President Barack Obama has relied on, and expanded, the power of the administrative state by making substantial use of both executive orders and presidential memoranda to achieve policy objectives. Executive orders are appealing to any president because they can be quietly and quickly implemented without hearings, votes or substantive public feedback. President Obama has been direct in favoring this approach, stating, “We’re not just going to be waiting for legislation in order to make sure that we’re providing Americans the kind of help they need. I’ve got a pen, and I’ve got a phone.”
The National Association of Manufacturers (NAM) ramped up its litigation in response to the tsunami of regulations coming out of the White House. In this final year of the president’s term, the regulatory spigot has only been turned up. The NAM is currently suing the federal government in 16 cases for overregulation.

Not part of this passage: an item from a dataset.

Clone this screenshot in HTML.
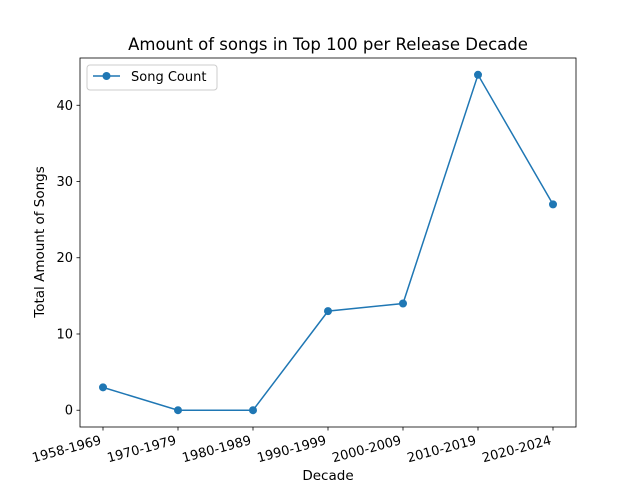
<!DOCTYPE html>
<html><head><meta charset="utf-8"><style>
body{margin:0;background:#fff}
svg{font-family:"DejaVu Sans","Liberation Sans",sans-serif}
</style></head><body>
<svg id="chart" width="640" height="480" xmlns="http://www.w3.org/2000/svg">
<rect width="640" height="480" fill="#fff"/>
<text x="328" y="50" text-anchor="middle" font-size="16.5">Amount of songs in Top 100 per Release Decade</text>
<g id="plot"></g>
<rect x="80" y="58" width="496" height="369" fill="none" stroke="#000" stroke-width="0.8"/>
<text x="328" y="480" text-anchor="middle" font-size="13.5">Decade</text>
<text transform="translate(44,242) rotate(-90)" text-anchor="middle" font-size="13.5">Total Amount of Songs</text>
<g>
<rect x="87" y="65" width="130" height="25" rx="3" fill="#fff" stroke="#ccc"/>
<line x1="93" y1="76" x2="120" y2="76" stroke="#1f77b4" stroke-width="1.5"/>
<circle cx="106.5" cy="76" r="4" fill="#1f77b4"/>
<text x="131" y="81" font-size="13">Song Count</text>
</g>
</svg>
<script>
const categories = ["1958-1969","1970-1979","1980-1989","1990-1999","2000-2009","2010-2019","2020-2024"];
const songCounts = [3,0,0,13,14,44,27];
const yTicks = [0,10,20,30,40];
const svg = document.getElementById('plot');
const NS = 'http://www.w3.org/2000/svg';
const yMin = -2.2, yMax = 46.2;
function xScale(i){return 103 + i*(553-103)/(categories.length-1);}
function yScale(v){return 427 - (v - yMin)/(yMax - yMin)*369;}
function mk(tag, attrs){const e=document.createElementNS(NS,tag);for(const k in attrs)e.setAttribute(k,attrs[k]);svg.appendChild(e);return e;}
yTicks.forEach(t=>{
  const y=yScale(t);
  const l=mk('line',{x1:76.5,x2:80,y1:y,y2:y,stroke:'#000','stroke-width':0.8});
  
  
  const tx=mk('text',{x:73,y:y+4.5,'text-anchor':'end','font-size':13});
  tx.textContent=t;
  
  
});
categories.forEach((c,i)=>{
  const x=xScale(i);
  const l=mk('line',{x1:x,x2:x,y1:427,y2:430.5,stroke:'#000','stroke-width':0.8});
  
  
  const tx=mk('text',{x:0,y:0,'text-anchor':'end','font-size':13,transform:`translate(${x-1},${444}) rotate(-15)`});
  tx.textContent=c;
  
  
});
const pts=songCounts.map((v,i)=>xScale(i)+','+yScale(v)).join(' ');
const pl=mk('polyline',{points:pts,fill:'none',stroke:'#1f77b4','stroke-width':1.5});


songCounts.forEach((v,i)=>{
  const c=mk('circle',{cx:xScale(i),cy:yScale(v),r:4,fill:'#1f77b4'});
  
  
});
</script>
</body></html>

The Manufacturers’ Center for Legal Action has argued in the courts that the president overstepped his constitutional power in issuing many memoranda and executive orders affecting labor and environmental law. However, a presidential legacy implemented by the pen can be destroyed by the pen. First, an executive order can be revoked by another executive order, and it is common for presidents to revoke some of their predecessors’ executive orders. Second, Congress can revoke an executive order through legislation. Third, an executive order can be revoked by a federal appeals court or the Supreme Court.
This year’s election will have a profound impact on future NAM litigation efforts to limit executive overregulation through the courts. President-elect Donald Trump will fill the Supreme Court vacancy created by Justice Antonin Scalia’s death and potentially two or more additional seats as justices retire. If multiple vacancies occur, the Supreme Court will shift from its previous makeup of five conservative and four liberal justices that shaped some of the nation’s most significant issues on social norms, individual rights, the balance of government powers and business and workplace matters. Several, if not all, of the cases in which the NAM is suing the government for executive overreach may end up in a newly configured Supreme Court, and the outcome of President Obama’s regulatory legacy will largely rest on the Supreme Court nominees of President-elect Trump.
The Supreme Court has not had a liberal majority since the retirement of Chief Justice Earl Warren in 1969, and during the past 48-year period, the Supreme Court has made a modest shift to curtail executive overreach. Without a majority conservative Supreme Court, many pro-business decisions on labor and environmental issues would likely not have been rendered. It is generally thought that President-elect Trump will support Supreme Court nominees who believe the Founders’ words in the Constitution mean what they say, not that the Constitution should be seen as a living document. Justices in this mold will likely not support broad deference to executive authority and agency actions. The issues at stake range from the ability of citizens to challenge regulations by administrative fiat to the ability of workers to unionize.
The morning after the election brought with it discussion of whether Democrats will filibuster the Trump administration’s Supreme Court nominees. The Senate confirmation process will offer a critical view into the Supreme Court’s future and the legacy of President Obama’s executive orders.